US Patent Number 8,423,297

Device and Method for Responding to Influences of Mind

Abstract

Mental influence detectors and corresponding methods are useful for detecting an influence of mind and hidden or classically non-inferable information. An anomalous effect detector includes a source of non-deterministic random numbers, a converter to convert a property of numbers, a processor to accept converter output and to produce an output signal representative of an influence of mind. The processor output signal contains fewer numbers than the input. A quantum computer includes a physical source of entropy to generate output numbers; a source of test numbers; a measurement processor to accept output numbers and to measure a relationship between process numbers and at least one test number to produce an output representative of an influence of mind.

US Patent Number RE44,097 E

Device and Method for Responding to Influences of Mind

Abstract

In the field of direct mind-machine interactions, prior art devices and methods do not provide sufficiently fast and reliable results. Mental influence detectors (100, 140, 400, 430) and corresponding methods provide fast and reliable results useful for detecting an influence of mind and hidden or classically non-inferable information. An anomalous effect detector (100) includes a source (104) of non-deterministic random numbers (110), a converter (114) to convert a property of numbers, a processor to accept converter output (118) and to produce an output signal (124) representative of an influence of mind. The processor output signal (124) contains fewer numbers than the input (110). A quantum computer (400) includes a physical source of entropy (404) to generate output numbers (405); a source (406) of test numbers (407); a measurement processor 410) to accept output numbers (405) and to measure a relationship between process numbers and at least one test number to produce an output (414) representative of an influence of mind.

US Patent Number 6,862,605 (Under License)

True Random Number Generator and Entropy Calculation Device and Method

Abstract

A random number generator includes a first oscillator that provides a first oscillatory signal to a processor, and a second oscillator that provides a signal to a frequency multiplier, which in turn provides a second oscillatory signal to the processor. The relative jitter between the two oscillatory signals contains a calculable amount of entropy that is extracted by the processor to produce a sequence of true random numbers.

US Patent Numbers 6,324,558, 6,763,364, 7,096,242 and 7,752,247 (Under License)

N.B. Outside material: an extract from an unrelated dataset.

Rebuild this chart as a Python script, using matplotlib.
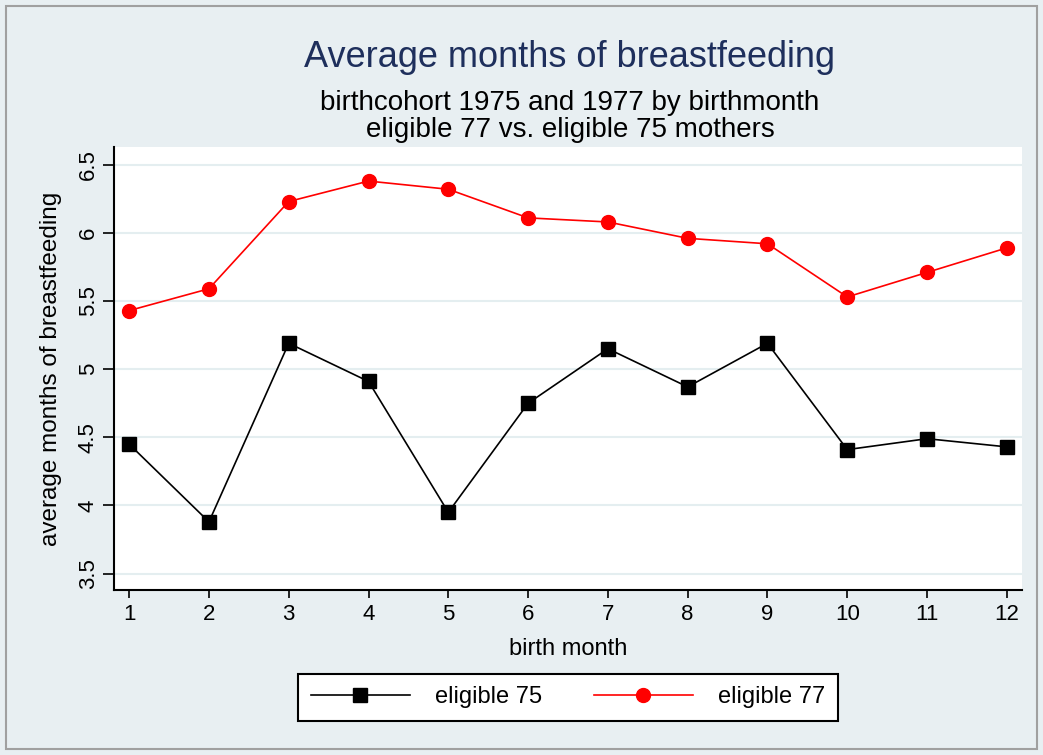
import numpy as np
import matplotlib.pyplot as plt
from matplotlib.patches import Rectangle

plt.rcParams['font.family'] = ['Liberation Sans', 'DejaVu Sans']

# data
months = [1, 2, 3, 4, 5, 6, 7, 8, 9, 10, 11, 12]
elig75 = [4.45, 3.88, 5.19, 4.91, 3.95, 4.75, 5.15, 4.87, 5.19, 4.41, 4.49, 4.43]
elig77 = [5.43, 5.59, 6.23, 6.38, 6.32, 6.11, 6.08, 5.96, 5.92, 5.53, 5.71, 5.89]
yticks = [3.5, 4, 4.5, 5, 5.5, 6, 6.5]
ytick_labels = ['3.5', '4', '4.5', '5', '5.5', '6', '6.5']

bg = '#e8eff2'
W, H = 1043, 755
fig = plt.figure(figsize=(W / 100, H / 100), dpi=100, facecolor=bg)

# outer frame
fig.patches.append(Rectangle((6 / W, 6 / H), 1 - 12 / W, 1 - 12 / H,
                             transform=fig.transFigure, fill=False,
                             edgecolor='#a0a0a0', lw=1.5))

ax = fig.add_axes([114 / W, 1 - 590 / H, (1022 - 114) / W, (590 - 147) / H])
ax.set_facecolor('white')

ax.plot(months, elig75, color='black', lw=1.2, marker='s', markersize=9.5,
        label='eligible 75')
ax.plot(months, elig77, color='red', lw=1.2, marker='o', markersize=10,
        label='eligible 77')

ax.set_xlim(0.81, 12.19)
ax.set_ylim(3.38, 6.63)
ax.set_xticks(months)
ax.set_yticks(yticks)
ax.set_yticklabels(ytick_labels, rotation=90, va='center')
ax.tick_params(labelsize=16, width=1.2, colors='black')
ax.tick_params(axis='x', length=6, pad=4)
ax.tick_params(axis='y', length=8, pad=3)
ax.grid(axis='y', color='#e4eef0', lw=1.5)
ax.set_axisbelow(True)

for s in ['top', 'right']:
    ax.spines[s].set_visible(False)
for s in ['left', 'bottom']:
    ax.spines[s].set_linewidth(1.5)

ax.set_xlabel('birth month', fontsize=17)
ax.xaxis.set_label_coords(0.5, -0.108)
ax.set_ylabel('average months of breastfeeding', fontsize=17.5)
ax.yaxis.set_label_coords(-0.057, 0.5)

fig.text(570 / W, 1 - 67 / H, 'Average months of breastfeeding',
         ha='center', va='baseline', fontsize=26, color='#1e2f5c')
fig.text(570 / W, 1 - 110 / H, 'birthcohort 1975 and 1977 by birthmonth',
         ha='center', va='baseline', fontsize=20, color='black')
fig.text(570 / W, 1 - 137 / H, 'eligible 77 vs. eligible 75 mothers',
         ha='center', va='baseline', fontsize=20, color='black')

leg = fig.legend(loc='center', bbox_to_anchor=(568 / W, 1 - 697.5 / H), ncol=2,
                 fontsize=17, frameon=True, fancybox=False, edgecolor='black',
                 framealpha=1, handlelength=4.2, columnspacing=2.2,
                 handletextpad=1.05, borderpad=0.55)
leg.get_frame().set_linewidth(1.5)

fig.savefig('out.png', dpi=100, facecolor=bg)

Random Number Generator and Generation Method

Abstract

An RNG circuit is connected to the parallel port of a computer. The circuit includes a flat source of white noise and a CMOS amplifier circuit compensated in the high frequency range. A low-frequency cut-off is selected to maintain high band-width yet eliminate the 1/f amplifier noise tail. A CMOS comparator with a 10 nanosecond rise time converts the analog signal to a binary one. A shift register converts the serial signal to a 4-bit parallel one at a sample rate selected at the knee of the serial dependence curve. Two levels of XOR defect correction produce a BRS at 20 kHz, which is converted to a 4-bit parallel word, latched and buffered. The entire circuit is powered from the data pins of the parallel port. A device driver interface in the computer operates the RNG. The randomness defects with various levels of correction and sample rates are calculated and the RNG is optimized before manufacture.